911 for Adults
To expedite help, it’s best to be prepared with the following information and use a clear, calm voice. Take a deep breath while calling to focus and calm yourself.
The dispatcher will ask questions to solicit the information needed to send an appropriate response team and keep them informed.
Nature of emergency: Such as vehicle collision, fire, medical or trauma emergency, behavioral emergency, situation requiring law enforcement, or special situation (such as hazardous materials spill or other issue requiring containment or special rescue).
Location of emergency: Be as specific as possible. Examples: The specific area of the building or property, which side of the road or intersection and any instructions for accessing the site including the direction of approach or gate/security codes
A call back number: In case the call is disconnected or responders have trouble finding the site.
Number of people affected and their conditions: This is important so appropriate number of resources can be sent. Helpful basic information to provide include whether the victims are breathing, pulse present and any significant bleeding or other life-threatening injuries.
911 for Kids
When to Call 911
The only time you should call 911 is if a person is badly hurt or in danger right now!
- Can you call 911 if there's been a car accident? Yes!
- Should you call if you see a crime, like someone hurting someone else or breaking into a person's house? Of course!

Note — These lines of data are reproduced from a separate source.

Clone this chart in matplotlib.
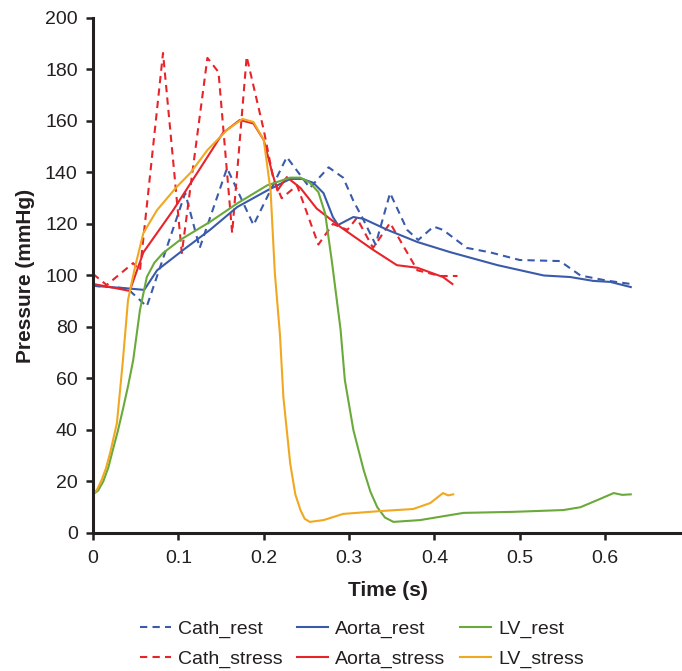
import matplotlib
matplotlib.use("Agg")
import matplotlib.pyplot as plt

plt.rcParams['font.family'] = ['Liberation Sans', 'DejaVu Sans']

# values (time in s, pressure in mmHg)
cath_rest_t = [0.0, 0.04, 0.063, 0.108, 0.125, 0.157, 0.188, 0.227, 0.254, 0.276, 0.293,
               0.305, 0.317, 0.331, 0.348, 0.368, 0.381, 0.399, 0.41, 0.438, 0.465, 0.5,
               0.547, 0.571, 0.602, 0.63]
cath_rest_p = [96, 95, 88, 132, 110.7, 141.7, 119.6, 146, 134, 142, 138,
               129, 121.5, 112, 132, 117.7, 113.8, 119, 117.7, 110.7, 109, 106,
               105.6, 100, 98, 96.7]

aorta_rest_t = [0.0, 0.04, 0.06, 0.075, 0.106, 0.137, 0.169, 0.204, 0.231, 0.245, 0.258,
                0.27, 0.281, 0.287, 0.305, 0.317, 0.345, 0.38, 0.419, 0.474, 0.528,
                0.559, 0.586, 0.606, 0.63]
aorta_rest_p = [96, 95, 94.4, 102, 110, 117.7, 126.6, 133, 137.5, 137.5, 136,
                132, 122.7, 119.6, 122.7, 122, 117.7, 113, 109, 104, 100,
                99.4, 97.9, 97.5, 95.5]

lv_rest_t = [0.0, 0.006, 0.012, 0.018, 0.023, 0.029, 0.035, 0.041, 0.047, 0.055, 0.063,
             0.072, 0.082, 0.102, 0.137, 0.169, 0.204, 0.231, 0.243, 0.254, 0.264,
             0.272, 0.28, 0.29, 0.295, 0.305, 0.317, 0.325, 0.333, 0.342, 0.352,
             0.365, 0.383, 0.434, 0.492, 0.551, 0.571, 0.591, 0.61, 0.62, 0.63]
lv_rest_p = [15, 16.5, 20, 25.5, 32, 39.5, 48, 57, 67, 86.6, 99.4,
             105, 108.7, 113.8, 120.8, 128, 135, 138, 138, 136, 132.4,
             124, 105, 79, 59.4, 40, 24.5, 16, 10, 6, 4.3,
             4.6, 5, 7.8, 8.2, 8.9, 10, 12.8, 15.5, 14.8, 15]

cath_stress_t = [0.0, 0.016, 0.047, 0.055, 0.082, 0.104, 0.134, 0.147, 0.163, 0.18, 0.2,
                 0.211, 0.221, 0.239, 0.264, 0.281, 0.298, 0.309, 0.328, 0.348, 0.38,
                 0.407, 0.427]
cath_stress_p = [100.6, 96.3, 104.8, 102, 186.4, 108.7, 184.5, 179, 116.5, 185, 156.5,
                 138, 130, 135, 112, 120, 117.7, 122.3, 110.7, 120.4, 102,
                 99.8, 99.8]

aorta_stress_t = [0.0, 0.02, 0.043, 0.059, 0.094, 0.122, 0.152, 0.172, 0.188, 0.2, 0.21,
                  0.216, 0.227, 0.243, 0.262, 0.29, 0.328, 0.356, 0.38, 0.41, 0.421]
aorta_stress_p = [96.7, 95.5, 94, 109, 125.4, 139.8, 155.3, 160.4, 159, 152.6, 139.8,
                  133, 138.2, 134, 126, 118.8, 110, 104, 103, 99.4, 96.7]

lv_stress_t = [0.0, 0.005, 0.01, 0.015, 0.02, 0.028, 0.035, 0.041, 0.049, 0.059, 0.075,
               0.098, 0.114, 0.134, 0.157, 0.175, 0.188, 0.2, 0.208, 0.213, 0.219,
               0.223, 0.231, 0.237, 0.243, 0.248, 0.254, 0.27, 0.293, 0.336, 0.375,
               0.395, 0.41, 0.416, 0.422]
lv_stress_p = [15, 17, 20.5, 25, 31, 42.7, 67, 90.5, 103, 116.5, 125.4,
               134.4, 139.8, 148.7, 156.5, 160.8, 159.6, 152.6, 133, 101, 77,
               52.8, 27, 15, 8.9, 5.5, 4.3, 5, 7.4, 8.5, 9.3,
               11.6, 15.5, 14.6, 15]

blue = '#3a5ba9'
red = '#e8242b'
green = '#6aaa3a'
orange = '#f0a820'

fig = plt.figure(figsize=(6.82, 6.71), dpi=100)
ax = fig.add_axes([0.1364, 0.2057, 0.8636, 0.7675])

lw = 1.5
dash = (0, (3.5, 2.5))
h1, = ax.plot(cath_rest_t, cath_rest_p, color=blue, lw=lw, ls=dash, label='Cath_rest')
h4, = ax.plot(cath_stress_t, cath_stress_p, color=red, lw=lw, ls=dash, label='Cath_stress')
h2, = ax.plot(aorta_rest_t, aorta_rest_p, color=blue, lw=lw, label='Aorta_rest')
h5, = ax.plot(aorta_stress_t, aorta_stress_p, color=red, lw=lw, label='Aorta_stress')
h3, = ax.plot(lv_rest_t, lv_rest_p, color=green, lw=lw, label='LV_rest')
h6, = ax.plot(lv_stress_t, lv_stress_p, color=orange, lw=lw, label='LV_stress')

ax.set_xlim(0, 0.69)
ax.set_ylim(0, 200)
ax.set_xticks([0, 0.1, 0.2, 0.3, 0.4, 0.5, 0.6])
ax.set_xticklabels(['0', '0.1', '0.2', '0.3', '0.4', '0.5', '0.6'])
ax.set_yticks(range(0, 201, 20))
ax.tick_params(labelsize=14, width=1.8, length=5, color='#231f20', labelcolor='#231f20')
ax.tick_params(axis='x', pad=7)
ax.tick_params(axis='y', pad=6)
for s in ['top', 'right']:
    ax.spines[s].set_visible(False)
for s in ['left', 'bottom']:
    ax.spines[s].set_linewidth(2.2)
    ax.spines[s].set_color('#231f20')

ax.set_xlabel('Time (s)', fontsize=15, fontweight='bold', labelpad=10, color='#231f20')
ax.set_ylabel('Pressure (mmHg)', fontsize=15, fontweight='bold', labelpad=7, color='#231f20')

fig.legend(handles=[h1, h4, h2, h5, h3, h6], ncol=3, loc='upper left',
           bbox_to_anchor=(0.205, 0.076), frameon=False, fontsize=14,
           handlelength=1.6, handletextpad=0.36, columnspacing=0.75,
           labelspacing=0.65, borderpad=0, borderaxespad=0,
           labelcolor='#231f20')

fig.savefig('out.png', dpi=100)
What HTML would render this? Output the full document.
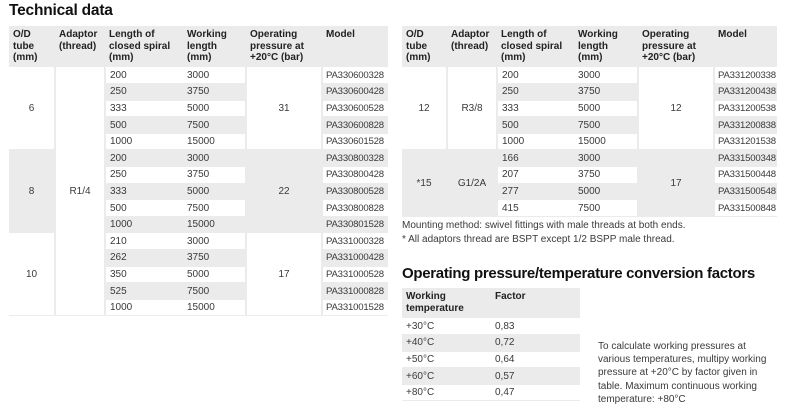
<!DOCTYPE html>
<html><head><meta charset="utf-8"><style>
*{margin:0;padding:0;box-sizing:border-box}
body{width:790px;height:416px;background:#fff;font-family:"Liberation Sans",Arial,sans-serif;color:#3a3a3a;position:relative;overflow:hidden}
h1,h2{position:absolute;font-weight:bold;color:#111;font-size:15.5px;letter-spacing:-0.2px}
h2{font-size:15px;letter-spacing:-0.3px}
table{position:absolute;border-collapse:collapse;table-layout:fixed;background:#ebebeb;font-size:10px}
th{font-weight:bold;color:#222;text-align:left;vertical-align:top;padding:3px 4px 0;line-height:11.5px;background:#ebebeb}
td{height:16.6px;padding:0 4px;border-bottom:1px solid #ebebeb;white-space:nowrap;line-height:15px}
td.c{text-align:center}
td.r{border-right:2px solid #ebebeb}
.w{background:#fff}.g{background:#ebebeb}
td.m{padding-left:3px;font-size:9.6px;letter-spacing:-0.2px}
p{position:absolute;font-size:10px;line-height:13.2px;color:#3a3a3a}
</style></head><body>
<h1 style="left:9px;top:2px">Technical data</h1>
<table style="left:9px;top:26px;width:379px">
<colgroup><col style="width:46px"><col style="width:50px"><col style="width:78px"><col style="width:63px"><col style="width:76px"><col style="width:66px"></colgroup>
<tr style="height:41px"><th>O/D tube (mm)</th><th>Adaptor (thread)</th><th>Length of closed spiral (mm)</th><th>Working length (mm)</th><th>Operating pressure at +20°C (bar)</th><th>Model</th></tr>
<tr class="w"><td rowspan="5" class="c r w">6</td><td rowspan="15" class="c r w">R1/4</td><td>200</td><td class="r">3000</td><td rowspan="5" class="c r w">31</td><td class="m">PA330600328</td></tr>
<tr class="g"><td>250</td><td class="r">3750</td><td class="m">PA330600428</td></tr>
<tr class="w"><td>333</td><td class="r">5000</td><td class="m">PA330600528</td></tr>
<tr class="g"><td>500</td><td class="r">7500</td><td class="m">PA330600828</td></tr>
<tr class="w"><td>1000</td><td class="r">15000</td><td class="m">PA330601528</td></tr>
<tr class="g"><td rowspan="5" class="c r g">8</td><td>200</td><td class="r">3000</td><td rowspan="5" class="c r g">22</td><td class="m">PA330800328</td></tr>
<tr class="w"><td>250</td><td class="r">3750</td><td class="m">PA330800428</td></tr>
<tr class="g"><td>333</td><td class="r">5000</td><td class="m">PA330800528</td></tr>
<tr class="w"><td>500</td><td class="r">7500</td><td class="m">PA330800828</td></tr>
<tr class="g"><td>1000</td><td class="r">15000</td><td class="m">PA330801528</td></tr>
<tr class="w"><td rowspan="5" class="c r w">10</td><td>210</td><td class="r">3000</td><td rowspan="5" class="c r w">17</td><td class="m">PA331000328</td></tr>
<tr class="g"><td>262</td><td class="r">3750</td><td class="m">PA331000428</td></tr>
<tr class="w"><td>350</td><td class="r">5000</td><td class="m">PA331000528</td></tr>
<tr class="g"><td>525</td><td class="r">7500</td><td class="m">PA331000828</td></tr>
<tr class="w"><td>1000</td><td class="r">15000</td><td class="m">PA331001528</td></tr>
</table>

<table style="left:402px;top:26px;width:375px">
<colgroup><col style="width:45px"><col style="width:50px"><col style="width:77px"><col style="width:64px"><col style="width:76px"><col style="width:63px"></colgroup>
<tr style="height:41px"><th>O/D tube (mm)</th><th>Adaptor (thread)</th><th>Length of closed spiral (mm)</th><th>Working length (mm)</th><th>Operating pressure at +20°C (bar)</th><th>Model</th></tr>
<tr class="w"><td rowspan="5" class="c r w">12</td><td rowspan="5" class="c r w">R3/8</td><td>200</td><td class="r">3000</td><td rowspan="5" class="c r w">12</td><td class="m">PA331200338</td></tr>
<tr class="g"><td>250</td><td class="r">3750</td><td class="m">PA331200438</td></tr>
<tr class="w"><td>333</td><td class="r">5000</td><td class="m">PA331200538</td></tr>
<tr class="g"><td>500</td><td class="r">7500</td><td class="m">PA331200838</td></tr>
<tr class="w"><td>1000</td><td class="r">15000</td><td class="m">PA331201538</td></tr>
<tr class="g"><td rowspan="4" class="c r g">*15</td><td rowspan="4" class="c r g">G1/2A</td><td>166</td><td class="r">3000</td><td rowspan="4" class="c r g">17</td><td class="m">PA331500348</td></tr>
<tr class="w"><td>207</td><td class="r">3750</td><td class="m">PA331500448</td></tr>
<tr class="g"><td>277</td><td class="r">5000</td><td class="m">PA331500548</td></tr>
<tr class="w"><td>415</td><td class="r">7500</td><td class="m">PA331500848</td></tr>
</table>
<p style="left:402px;top:219px">Mounting method: swivel fittings with male threads at both ends.</p>
<p style="left:402px;top:233px">* All adaptors thread are BSPT except 1/2 BSPP male thread.</p>

<h2 style="left:402px;top:265px">Operating pressure/temperature conversion factors</h2>
<table style="left:402px;top:288px;width:178px">
<colgroup><col style="width:89px"><col style="width:89px"></colgroup>
<tr style="height:30px"><th style="padding-top:3px">Working temperature</th><th>Factor</th></tr>
<tr class="w"><td>+30°C</td><td>0,83</td></tr>
<tr class="g"><td>+40°C</td><td>0,72</td></tr>
<tr class="w"><td>+50°C</td><td>0,64</td></tr>
<tr class="g"><td>+60°C</td><td>0,57</td></tr>
<tr class="w"><td>+80°C</td><td>0,47</td></tr>
</table>
<p style="left:598px;top:340px;width:180px">To calculate working pressures at various temperatures, multipy working pressure at +20°C by factor given in table. Maximum continuous working temperature: +80°C</p>
</body></html>
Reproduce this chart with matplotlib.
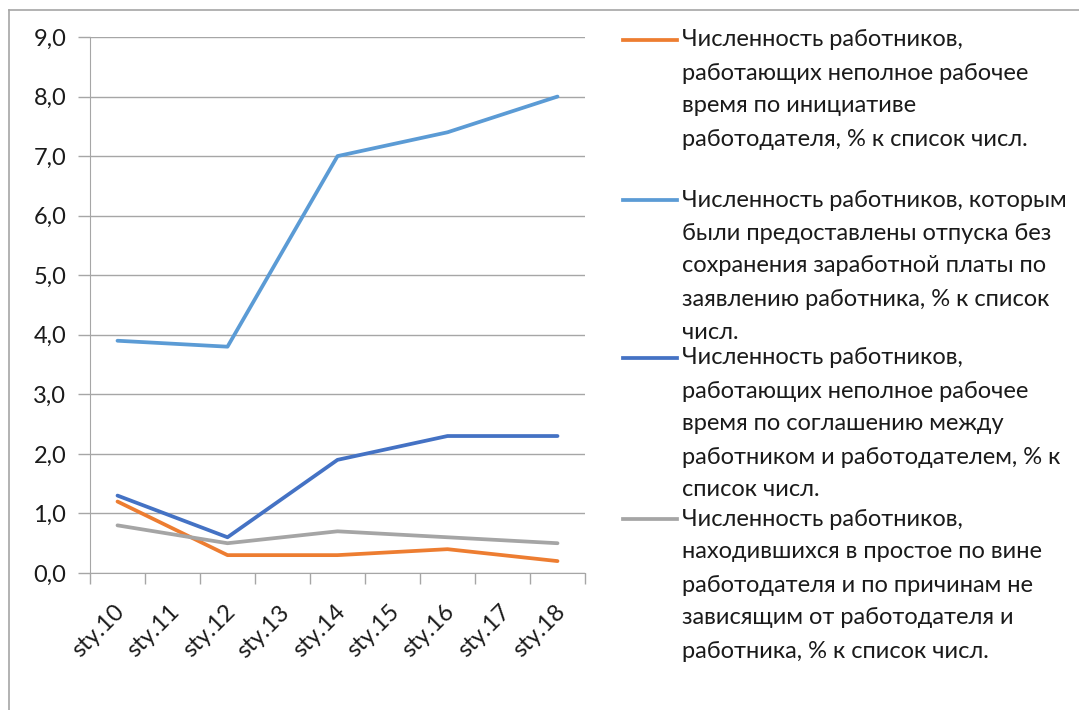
import matplotlib
matplotlib.use("Agg")
from matplotlib import pyplot as plt
from matplotlib.lines import Line2D
from matplotlib.ticker import FuncFormatter
from matplotlib.transforms import ScaledTranslation

plt.rcParams['font.family'] = ['Lato', 'DejaVu Sans']

# categories (every other one carries data)
categories = ['sty.10', 'sty.11', 'sty.12', 'sty.13', 'sty.14',
              'sty.15', 'sty.16', 'sty.17', 'sty.18']
data_idx = [0, 2, 4, 6, 8]

part_time_employer = [1.2, 0.3, 0.3, 0.4, 0.2]
unpaid_leave = [3.9, 3.8, 7.0, 7.4, 8.0]
part_time_agreement = [1.3, 0.6, 1.9, 2.3, 2.3]
idle_time = [0.8, 0.5, 0.7, 0.6, 0.5]

legend_labels = [
    "Численность работников,\nработающих неполное рабочее\nвремя по инициативе\nработодателя, % к список числ.",
    "Численность работников, которым\nбыли предоставлены отпуска без\nсохранения заработной платы по\nзаявлению работника, % к список\nчисл.",
    "Численность работников,\nработающих неполное рабочее\nвремя по соглашению между\nработником и работодателем, % к\nсписок числ.",
    "Численность работников,\nнаходившихся в простое по вине\nработодателя и по причинам не\nзависящим от работодателя и\nработника, % к список числ.",
]
colors = ['#ED7D31', '#5B9BD5', '#4472C4', '#A5A5A5']
series = [part_time_employer, unpaid_leave, part_time_agreement, idle_time]

W, H = 1079, 710
fig = plt.figure(figsize=(W / 100, H / 100), dpi=100)
ax = fig.add_axes([90 / W, 1 - 573 / H, (585 - 90) / W, (573 - 37) / H])

grid_c = '#A6A6A6'
text_c = '#1a1a1a'
fs = 17
lw = 2.7

for vals, c in zip(series, colors):
    ax.plot(data_idx, vals, color=c, lw=lw, solid_capstyle='round',
            solid_joinstyle='round', zorder=3)

ax.set_xlim(-0.5, 8.5)
ax.set_ylim(0, 9)
ax.set_yticks(range(0, 10))
ax.yaxis.set_major_formatter(FuncFormatter(lambda v, p: f"{v:.1f}".replace('.', ',')))
ax.grid(axis='y', color=grid_c, lw=1.0, zorder=0)

ax.set_xticks(range(len(categories)))
ax.set_xticklabels(categories, rotation=45, ha='right', va='center',
                   rotation_mode='anchor')
ax.set_xticks([i - 0.5 for i in range(len(categories) + 1)], minor=True)
ax.tick_params(axis='x', which='major', length=0, pad=20, labelsize=fs,
               labelcolor=text_c)
ax.tick_params(axis='x', which='minor', length=8, color=grid_c, width=1.0)
ax.tick_params(axis='y', length=9, color=grid_c, width=1.0, pad=8, labelsize=fs,
               labelcolor=text_c)
shift = ScaledTranslation(4 / 100, -8 / 100, fig.dpi_scale_trans)
for lbl in ax.get_xticklabels():
    lbl.set_transform(lbl.get_transform() + shift)

for s in ['top', 'right']:
    ax.spines[s].set_visible(False)
ax.spines['left'].set_color(grid_c)
ax.spines['bottom'].set_color(grid_c)

# legend drawn by hand to keep Excel's wrapping
starts = [40, 200, 358, 519]
step = 33
for lab, c, y in zip(legend_labels, colors, starts):
    fig.add_artist(Line2D([623 / W, 677 / W], [1 - y / H, 1 - y / H],
                          color=c, lw=lw, transform=fig.transFigure))
    for k, line in enumerate(lab.split('\n')):
        fig.text(682 / W, 1 - (y + k * step) / H, line, ha='left',
                 va='center', fontsize=fs, color=text_c)

# chart frame (cut off at right and bottom)
fig.add_artist(Line2D([9 / W, 9 / W], [0, 1 - 10 / H], color='#A6A6A6', lw=1.2,
                      transform=fig.transFigure))
fig.add_artist(Line2D([9 / W, 1], [1 - 10 / H, 1 - 10 / H], color='#A6A6A6', lw=1.2,
                      transform=fig.transFigure))

fig.savefig('out.png', dpi=100)
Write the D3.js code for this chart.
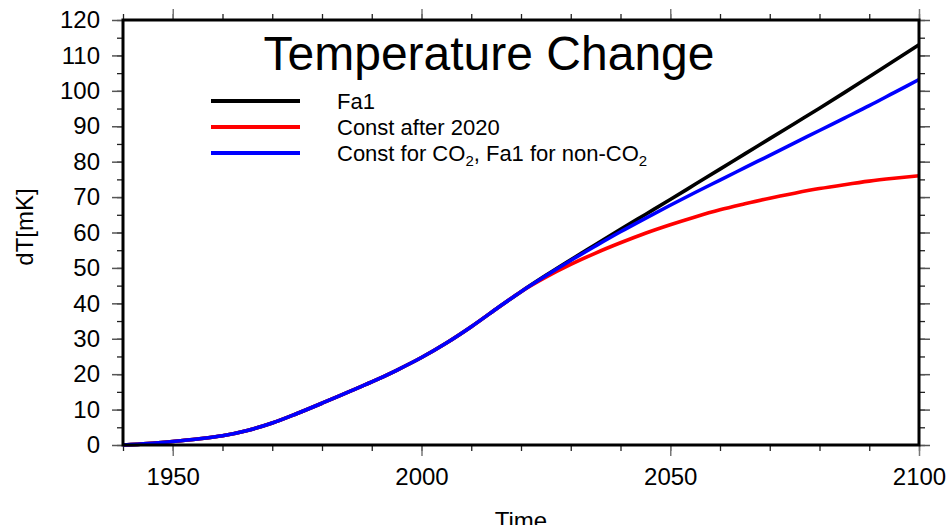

- What if someone suddenly seems very sick and is having a hard time speaking or breathing or turns blue? Call right away!
- What if someone collapses or passes out? Absolutely call!
- What if someone's house is on fire? Definitely call!
Sometimes people are confused about when to call an emergency number like 911. These are examples of when not to call:
- you can't find your favorite toy or your homework from last night
- your cat got into a fight with another cat
- your brother or your friend dares you to call
- you have a nasty hangnail
NEVER call 911 as a joke or just to see what might happen. When the emergency dispatcher has to take the time to talk to people who don't have a real emergency, other people who call and do need help right away might have to wait. And when you call 911, the operator can tell where you're calling from.
Before an emergency happens, talk to your parents or another adult about when you should call 911. If you're not sure whether there's a real emergency and there are no adults around, it's a good idea to make the call. You could save someone's life.